Rookie of the Year: Jonathan India, Cincinnati Reds
This one was a toss up between India and Marlins southpaw Trevor Rodgers. Rodgers dazzled for a sub-par Marlins team, but India’s .376 OBP led all qualified rookies and .835 OPS led NL rookies and only trailed Rays OF Randy Arozarena among all rookies. The on base number really is what sold me, as he finished 6th in the entire National League. Getting on base nearly 38% of the time as an experienced player is excellent, and even more impressive as a freshman.
Manager of the Year: Gabe Kapler, San Francisco Giants
Kapler was another easy choice. The talk of the west pre-season was all about the Padres and Dodgers, but right out of the gate Kapler and the Giants took off and never looked back.
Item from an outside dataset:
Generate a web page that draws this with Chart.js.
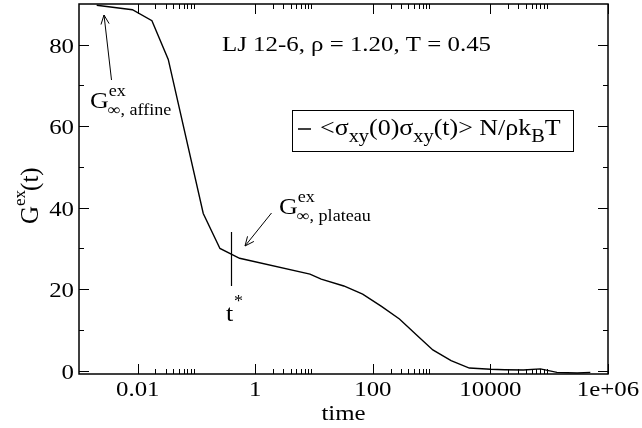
<!DOCTYPE html>
<html>
<head>
<meta charset="utf-8">
<script src="https://cdn.jsdelivr.net/npm/chart.js@4.4.1/dist/chart.umd.min.js"></script>
<style>
html,body{margin:0;padding:0;background:#fff;}
#wrap{width:642px;height:428px;position:relative;}
</style>
</head>
<body>
<div id="wrap"><canvas id="c" width="642" height="428"></canvas></div>
<script>
// Data
const times = [0.002, 0.0081, 0.0174, 0.033, 0.13, 0.25, 0.54, 8.5, 13.2, 32, 67, 140, 283, 560, 1047, 2140, 4370, 10000, 17400, 36300, 70800, 135000, 300000, 500000];
const values = [89.7, 88.6, 85.9, 76.4, 38.6, 30.0, 27.6, 23.7, 22.5, 20.8, 18.8, 15.8, 12.7, 8.7, 5.1, 2.5, 0.66, 0.35, 0.25, 0.2, 0.45, -0.4, -0.55, -0.4];
const xMajorTicks = [0.01, 1, 100, 10000, 1000000];
const xTickLabels = ["0.01", "1", "100", "10000", "1e+06"];
const yMajorTicks = [0, 20, 40, 60, 80];
const yTickLabels = ["0", "20", "40", "60", "80"];
const yMinorTicks = [10, 30, 50, 70];
const seriesLabel = "<σxy(0)σxy(t)> N/ρkBT";

const FONT = "'Liberation Serif', 'Times New Roman', serif";
const SX = 1.13;

function xMinorTicks() {
  const out = [];
  xMajorTicks.forEach(m => { for (let k = 2; k <= 9; k++) out.push(m * k); });
  return out.filter(v => v < 1000000);
}

function richWidth(ctx, parts, fs, small) {
  let w = 0;
  parts.forEach(([t, mode]) => {
    ctx.font = (mode === 'n' ? fs : small) + "px " + FONT;
    w += ctx.measureText(t).width;
  });
  return w;
}
function richLocal(ctx, x0, parts, fs, small) {
  let cx = x0;
  parts.forEach(([t, mode]) => {
    let f = fs, dy = 0;
    if (mode === 'sub') { f = small; dy = fs * 0.3; }
    if (mode === 'sup') { f = small; dy = -fs * 0.45; }
    ctx.font = f + "px " + FONT;
    ctx.fillText(t, cx, dy);
    cx += ctx.measureText(t).width;
  });
  return cx;
}
// horizontally stretched text at a screen position
function stext(ctx, x, y, parts, align, fs, small) {
  ctx.save();
  ctx.translate(x, y);
  ctx.scale(SX, 1);
  ctx.textAlign = 'left';
  ctx.textBaseline = 'alphabetic';
  const w = richWidth(ctx, parts, fs, small);
  let x0 = 0;
  if (align === 'center') x0 = -w / 2;
  if (align === 'right') x0 = -w;
  richLocal(ctx, x0, parts, fs, small);
  ctx.restore();
}
// G with stacked superscript and subscript
function gLabel(ctx, x, y, sub) {
  ctx.save();
  ctx.translate(x, y);
  ctx.scale(SX, 1);
  ctx.textBaseline = 'alphabetic';
  ctx.textAlign = 'left';
  ctx.font = "23px " + FONT;
  ctx.fillText("G", 0, 0);
  const gw = ctx.measureText("G").width;
  ctx.font = "16px " + FONT;
  ctx.fillText("ex", gw, -12);
  ctx.fillText(sub, gw - 1, 7);
  ctx.restore();
}

function arrow(ctx, x1, y1, x2, y2) {
  ctx.beginPath();
  ctx.moveTo(x1, y1); ctx.lineTo(x2, y2);
  const a = Math.atan2(y2 - y1, x2 - x1);
  const L = 10, w = 0.42;
  ctx.moveTo(x2 - L * Math.cos(a - w), y2 - L * Math.sin(a - w));
  ctx.lineTo(x2, y2);
  ctx.lineTo(x2 - L * Math.cos(a + w), y2 - L * Math.sin(a + w));
  ctx.stroke();
}

const decor = {
  id: 'decor',
  afterDatasetsDraw(chart) {
    const ctx = chart.ctx;
    const xs = chart.scales.x, ys = chart.scales.y;
    const a = chart.chartArea;
    ctx.save();
    ctx.strokeStyle = '#000';
    ctx.fillStyle = '#000';
    // frame
    ctx.lineWidth = 1.5;
    ctx.strokeRect(a.left, a.top, a.right - a.left, a.bottom - a.top);
    // ticks (inward, on all four sides)
    ctx.lineWidth = 1;
    ctx.beginPath();
    xMajorTicks.forEach(v => {
      const p = Math.round(xs.getPixelForValue(v)) + 0.5;
      ctx.moveTo(p, a.bottom); ctx.lineTo(p, a.bottom - 10);
      ctx.moveTo(p, a.top); ctx.lineTo(p, a.top + 10);
    });
    xMinorTicks().forEach(v => {
      const p = Math.round(xs.getPixelForValue(v)) + 0.5;
      ctx.moveTo(p, a.bottom); ctx.lineTo(p, a.bottom - 5);
      ctx.moveTo(p, a.top); ctx.lineTo(p, a.top + 5);
    });
    yMajorTicks.forEach(v => {
      const p = Math.round(ys.getPixelForValue(v)) + 0.5;
      ctx.moveTo(a.left, p); ctx.lineTo(a.left + 10, p);
      ctx.moveTo(a.right, p); ctx.lineTo(a.right - 10, p);
    });
    yMinorTicks.forEach(v => {
      const p = Math.round(ys.getPixelForValue(v)) + 0.5;
      ctx.moveTo(a.left, p); ctx.lineTo(a.left + 5, p);
      ctx.moveTo(a.right, p); ctx.lineTo(a.right - 5, p);
    });
    ctx.stroke();

    // tick labels (positions from the library's scales)
    xMajorTicks.forEach((v, i) => {
      stext(ctx, xs.getPixelForValue(v), a.bottom + 22, [[xTickLabels[i], 'n']], 'center', 22, 16);
    });
    yMajorTicks.forEach((v, i) => {
      stext(ctx, a.left - 5, ys.getPixelForValue(v) + 8, [[yTickLabels[i], 'n']], 'right', 22, 16);
    });
    // x axis title
    stext(ctx, (a.left + a.right) / 2, 420, [["time", 'n']], 'center', 22, 16);

    // y axis title (rotated)
    ctx.save();
    ctx.translate(38, 224);
    ctx.rotate(-Math.PI / 2);
    ctx.textAlign = 'left';
    ctx.textBaseline = 'alphabetic';
    ctx.font = "25px " + FONT;
    ctx.fillText("G", 0, 0);
    const gw = ctx.measureText("G").width;
    ctx.font = "17px " + FONT;
    ctx.fillText("ex", gw, -13);
    const ew = ctx.measureText("ex").width;
    ctx.font = "25px " + FONT;
    ctx.fillText("(t)", gw + ew - 1, 0);
    ctx.restore();

    // annotation text
    stext(ctx, 222, 51, [["LJ 12-6, ρ = 1.20, T = 0.45", 'n']], 'left', 22, 16);

    // legend box
    ctx.lineWidth = 1;
    ctx.strokeRect(292.5, 110.5, 281, 41);
    ctx.lineWidth = 1.5;
    ctx.beginPath(); ctx.moveTo(298, 129); ctx.lineTo(311, 129); ctx.stroke();
    stext(ctx, 320, 135, [["<σ", 'n'], ["xy", 'sub'], ["(0)σ", 'n'], ["xy", 'sub'], ["(t)> N/ρk", 'n'], ["B", 'sub'], ["T", 'n']], 'left', 23, 18);

    // affine annotation
    ctx.lineWidth = 1;
    arrow(ctx, 111.5, 80, 104, 15);
    gLabel(ctx, 90, 108, "∞, affine");

    // plateau annotation
    arrow(ctx, 271.5, 213, 245, 246);
    gLabel(ctx, 279, 214, "∞, plateau");

    // t* marker
    ctx.lineWidth = 1.2;
    ctx.beginPath(); ctx.moveTo(231.5, 232); ctx.lineTo(231.5, 286); ctx.stroke();
    stext(ctx, 226, 321, [["t", 'n']], 'left', 23, 16);
    stext(ctx, 234, 306, [["*", 'n']], 'left', 16, 16);

    ctx.restore();
  }
};

const points = times.map((t, i) => ({ x: t, y: values[i] }));

new Chart(document.getElementById('c'), {
  type: 'line',
  data: {
    datasets: [{
      label: seriesLabel,
      data: points,
      borderColor: '#000',
      borderWidth: 1.4,
      pointRadius: 0,
      fill: false,
      tension: 0
    }]
  },
  options: {
    responsive: false,
    animation: false,
    devicePixelRatio: 1,
    layout: { padding: { left: 0, top: 4, right: 34, bottom: 0 } },
    plugins: { legend: { display: false }, tooltip: { enabled: false } },
    scales: {
      x: {
        type: 'logarithmic',
        min: 0.001,
        max: 1000000,
        afterBuildTicks: s => { s.ticks = xMajorTicks.map(v => ({ value: v })); },
        afterFit: s => { s.height = 54; s.paddingLeft = 0; s.paddingRight = 0; },
        ticks: { display: false },
        grid: { display: false, drawTicks: false },
        border: { display: false }
      },
      y: {
        min: -0.8,
        max: 90,
        afterBuildTicks: s => { s.ticks = yMajorTicks.map(v => ({ value: v })); },
        afterFit: s => { s.width = 79; s.paddingTop = 0; s.paddingBottom = 0; },
        ticks: { display: false },
        grid: { display: false, drawTicks: false },
        border: { display: false }
      }
    }
  },
  plugins: [decor]
});
</script>
</body>
</html>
I don’t know what Kapler’s secret to turning around a team of 30-something year olds several years into their decline was, but he did it and he is the only logical choice for this award.
Comeback Player of the Year: Buster Posey, San Francisco Giants
In my mind Gerald Depsey Posey has been a Hall of Famer since 2012, but if anyone had any doubts those are now erased. First ballot, greatest catcher of all time, and 2021 Comeback Player of the Year should all be on Posey’s resume. After taking 2020 off due to the COVID-19 pandemic, the birth of a new child, and a down year in 2019, Posey was once again the heart and soul of a great Giants team. He posted a .300+ average for the first time since 2017, mashed more home runs than he did in 2019 and 2018 combined, and got on base a whopping 39% of the time. Another future first ballot Hall of Famer Joey Votto’s 2021 resurgence is also worth noting, but Posey’s impact on the comeback team of the year wins him this award.